The Chemical business continued to perform well. ECU realisation remained firm as lower chlorine offtake led to lower industry utilisation. The operating profit, as well as margins, grew.

VSF & Chemical Capex
- At Harihar (Karnataka), having commissioned Phase I expansion in Quarter 2, Phase II (18,250 TPA) expansion is expected to be completed in the current quarter.
- The greenfield projects of VSF (120,000 TPA) and Chemical (182,500 TPA) along with captive power plants at Vilayat (Gujarat) are progressing well. On completion by Quarter 1 in the next fiscal, these projects will generate additional volumes and profitability.
- Work on Epoxy project (Vilayat) has started and is likely to be commissioned in September 2013.
- A major revamp of the VSF plant at Nagda has started which will be undertaken in phases, spread over the next three years.

Cement Capex

The brownfield expansions at Chhattisgarh and Karnataka totaling 9.2 Mn. TPA are on track. Clinker capacity is expected to be completed by Q1 FY 2013-14. Consequently, UltraTech’s cement capacity will stand augmented to 62 Mn. TPA.

Disposal of Investments

In line with the Company’s long term strategy of exiting from unrelated investments, the Company has entered into agreement to sell its entire holding of 15 per cent unquoted equity shares in Alexandria Carbon Black Co. (ACB) and 2.75 per cent quoted equity shares in Thai Carbon Black Public Company Limited (TCB) to another Aditya Birla Group Company. While the sale of TCB has been completed at market valuation in January, 2013, the sale of ACB shares will be completed shortly at the fair valuation done by the independent reputed valuer. 

Outlook

Given the prevailing global economic conditions, coupled with the surplus capacity in China, the VSF industry is expected to remain under pressure for some more time. However, in Cement, the long term demand is expected to grow by an average 8 per cent with housing, infrastructure and allied spending being the key value drivers.

Industry capacity utilisation is likely to improve to 80 per cent in FY 2016 as the pace of capacity addition will slow down.
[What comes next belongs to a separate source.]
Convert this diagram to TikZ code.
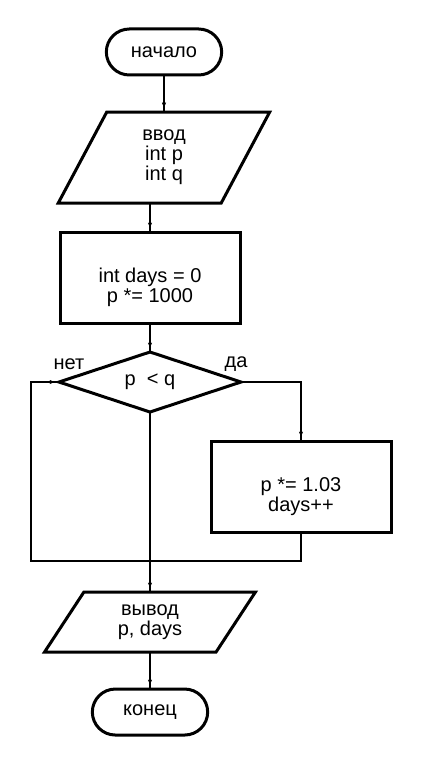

Input cost is likely to increase in line with the general inflation with margins remaining range bound.

Capacity expansions under implementation in both VSF and Cement will provide additional volumes, driving growth and further consolidation of the Company’s leadership. The Company will continue to focus on cost reduction measures and improving asset productivity to maintain its position as the lowest cost producer creating shareholder value.